Overall Health and Mental Health Reform
Oklahoma is among the worst in the nation at submitting mental health records, which is great for gun-buyer background checks. I am not okay with that, as you can already basically buy a tank with your lunch ID card in our state. I'm a gun guy and have been all my life, so I don't want to start the rants, but I do care about the safety of my family and my children. That is also why I hope that we can find a way to improve our mental health services.
Currently, less than half of adult Oklahomans who need mental health services get them, and Oklahoma spends among the least in the nation on its mental health system, despite having the second highest rate of adults with serious mental illness in the United States.
Out of respect for one another in light of several recent incidents, including one involving an elected official, I would hope that we can finally make some progress in this area instead of ignoring it away because you can't refine it and make gas out of it. We ranked in the low 30's in 1990 and have slowly fallen to the bottom of the national rankings in both mental health and overall health, maybe we can inch back up sometime soon. As I pointed out in a 2014 blog, our health rankings are some of the worst in every single category and it is time to do something about it.

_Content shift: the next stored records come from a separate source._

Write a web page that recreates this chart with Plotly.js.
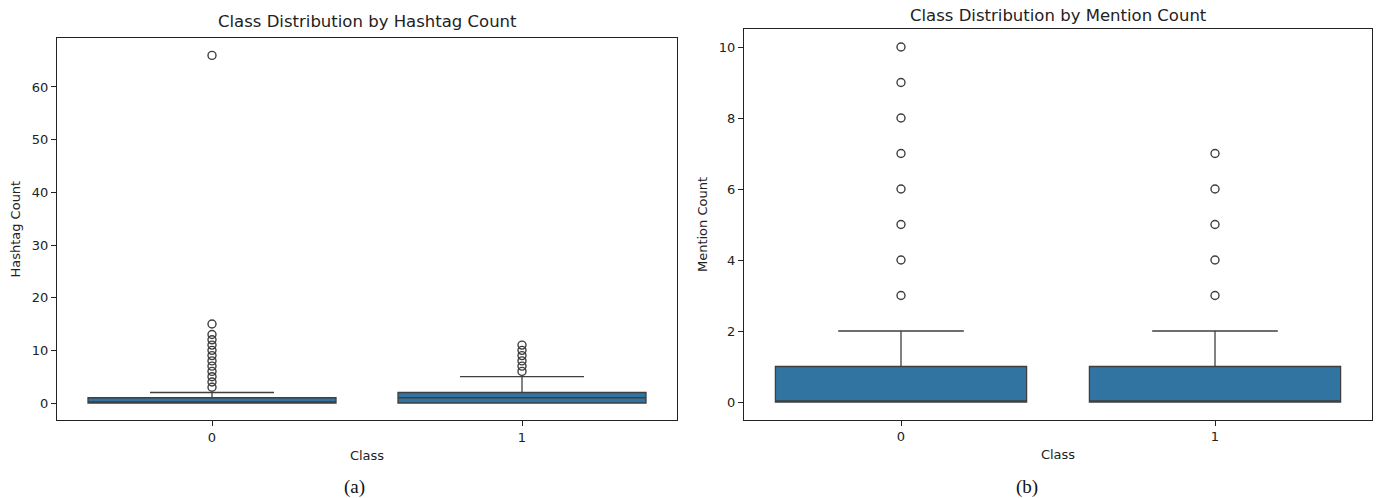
<!DOCTYPE html>
<html>
<head>
<meta charset="utf-8">
<script src="https://cdn.plot.ly/plotly-3.0.1.min.js"></script>
<style>html,body{margin:0;padding:0;background:#fff;}#chart{width:1377px;height:498px;}</style>
</head>
<body>
<div id="chart"></div>
<script>
// Categories
const classes = ['0', '1'];
const tickLabels = ['0', '1'];

// Hashtag count box statistics (per class)
const hashQ1 = [0, 0];
const hashMedian = [0, 1];
const hashQ3 = [1, 2];
const hashLower = [0, 0];
const hashUpper = [2, 5];
// Hashtag outliers
const hashOutClass0 = [3, 4, 5, 6, 7, 8, 9, 10, 11, 12, 13, 15, 66];
const hashOutClass1 = [6, 7, 8, 9, 10, 11];

// Mention count box statistics (per class)
const menQ1 = [0, 0];
const menMedian = [0, 0];
const menQ3 = [1, 1];
const menLower = [0, 0];
const menUpper = [2, 2];
// Mention outliers
const menOutClass0 = [3, 4, 5, 6, 7, 8, 9, 10];
const menOutClass1 = [3, 4, 5, 6, 7];

const boxFill = '#3274a1';
const lineCol = '#3f3f3f';
const font = 'DejaVu Sans, sans-serif';

function boxTrace(q1, med, q3, lo, hi, xa, ya) {
  return {
    type: 'box', x: classes, q1: q1, median: med, q3: q3,
    lowerfence: lo, upperfence: hi,
    width: 0.8, whiskerwidth: 0.5,
    fillcolor: boxFill, line: {color: lineCol, width: 1.3},
    boxpoints: false, showlegend: false, hoverinfo: 'skip',
    xaxis: xa, yaxis: ya
  };
}
function outTrace(cls, vals, xa, ya) {
  return {
    type: 'scatter', mode: 'markers',
    x: vals.map(() => cls), y: vals,
    marker: {symbol: 'circle-open', size: 8, color: lineCol, line: {width: 1.4, color: lineCol}},
    showlegend: false, hoverinfo: 'skip', xaxis: xa, yaxis: ya
  };
}

const data = [
  boxTrace(hashQ1, hashMedian, hashQ3, hashLower, hashUpper, 'x', 'y'),
  outTrace(classes[0], hashOutClass0, 'x', 'y'),
  outTrace(classes[1], hashOutClass1, 'x', 'y'),
  boxTrace(menQ1, menMedian, menQ3, menLower, menUpper, 'x2', 'y2'),
  outTrace(classes[0], menOutClass0, 'x2', 'y2'),
  outTrace(classes[1], menOutClass1, 'x2', 'y2')
];

const axCommon = {
  showline: true, mirror: true, linecolor: '#222', linewidth: 1,
  ticks: 'outside', ticklen: 5, tickcolor: '#222', tickwidth: 1,
  showgrid: false, zeroline: false,
  tickfont: {family: font, size: 13, color: '#222'}
};

const layout = {
  width: 1377, height: 498,
  margin: {l: 0, r: 0, t: 0, b: 0},
  paper_bgcolor: '#fff', plot_bgcolor: '#fff',
  font: {family: font, color: '#222'},
  showlegend: false,
  xaxis: Object.assign({}, axCommon, {
    domain: [57/1377, 677/1377], anchor: 'y', type: 'category',
    categoryorder: 'array', categoryarray: classes,
    tickvals: classes, ticktext: tickLabels, range: [-0.5, 1.5],
    title: {text: 'Class', font: {family: font, size: 13, color: '#222'}, standoff: 6}
  }),
  yaxis: Object.assign({}, axCommon, {
    domain: [(498-420.4)/498, (498-38)/498], anchor: 'x',
    range: [-3.3, 69.3], tickvals: [0, 10, 20, 30, 40, 50, 60],
    title: {text: 'Hashtag Count', font: {family: font, size: 13, color: '#222'}, standoff: 8}
  }),
  xaxis2: Object.assign({}, axCommon, {
    domain: [744/1377, 1372/1377], anchor: 'y2', type: 'category',
    categoryorder: 'array', categoryarray: classes,
    tickvals: classes, ticktext: tickLabels, range: [-0.5, 1.5],
    title: {text: 'Class', font: {family: font, size: 13, color: '#222'}, standoff: 6}
  }),
  yaxis2: Object.assign({}, axCommon, {
    domain: [(498-419.75)/498, (498-29.25)/498], anchor: 'x2',
    range: [-0.5, 10.5], tickvals: [0, 2, 4, 6, 8, 10],
    title: {text: 'Mention Count', font: {family: font, size: 13, color: '#222'}, standoff: 8}
  }),
  annotations: [
    {text: 'Class Distribution by Hashtag Count', xref: 'paper', yref: 'paper',
     x: 367/1377, y: (498-22)/498, xanchor: 'center', yanchor: 'middle', showarrow: false,
     font: {family: font, size: 16.5, color: '#222'}},
    {text: 'Class Distribution by Mention Count', xref: 'paper', yref: 'paper',
     x: 1058/1377, y: (498-15)/498, xanchor: 'center', yanchor: 'middle', showarrow: false,
     font: {family: font, size: 16.5, color: '#222'}},
    {text: '(a)', xref: 'paper', yref: 'paper',
     x: 354/1377, y: (498-487)/498, xanchor: 'center', yanchor: 'middle', showarrow: false,
     font: {family: 'Liberation Serif, Times New Roman, serif', size: 19, color: '#111'}},
    {text: '(b)', xref: 'paper', yref: 'paper',
     x: 1027/1377, y: (498-487)/498, xanchor: 'center', yanchor: 'middle', showarrow: false,
     font: {family: 'Liberation Serif, Times New Roman, serif', size: 19, color: '#111'}}
  ]
};

Plotly.newPlot('chart', data, layout, {staticPlot: true, displayModeBar: false});
</script>
</body>
</html>
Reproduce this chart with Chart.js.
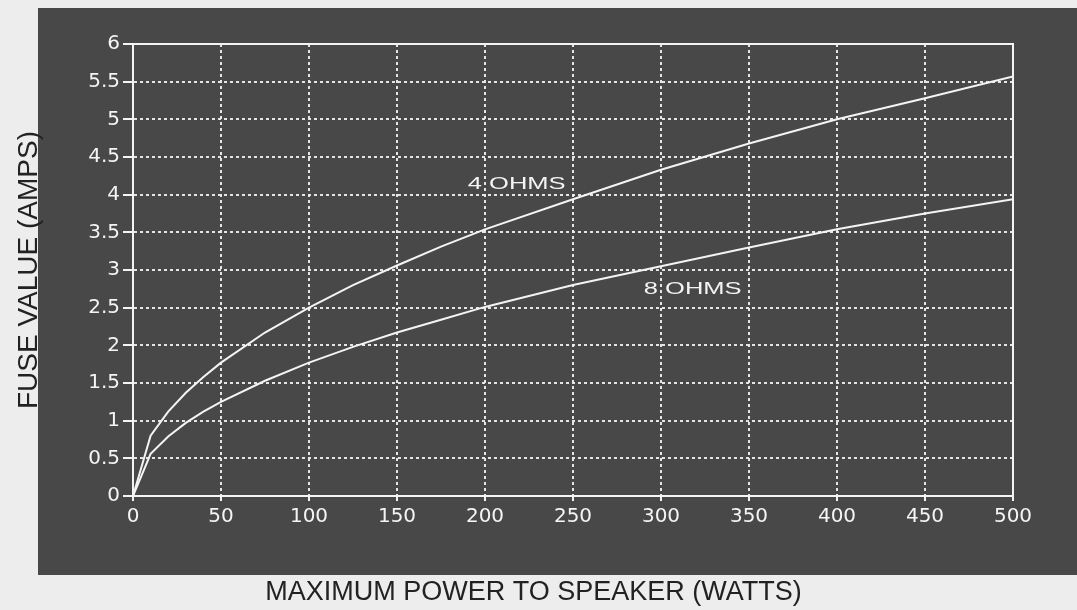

My wish is for our elected officials, 'think tanks' and uninformed DOK readers to understand that we currently have a multitude of school choice in Oklahoma. There are currently over 45,000 transfer students statewide that are approved by a 'sending' public school to attend another public school of their choosing. There are 34 charter schools serving over 20,000 students in Oklahoma, 229 private schools serving over 36,500 students, and 5 growing virtual school options for families and students to choose from. We have all of these things already.
We must get past the rhetoric of students and families being 'locked into a school based on geography.' For one, anyone can argue that the years of public school underfunding has led to some our more poor performing schools. You can also effectively argue that our growing child poverty rate is the result of our lack of investment into our citizenry, while instead our focus has been in the virtue of being business-friendly. To place blame on the public school system and draw even more funding out of the already woefully underfunded system is not the answer.
All things being what they are for my personal wish list, I wish everyone a happy, healthy and thoroughly blessed New Year. Pay attention, follow #oklaed, vote and make yourself a better you this year. Our kids need us all to be cooperative and at our best each and every day.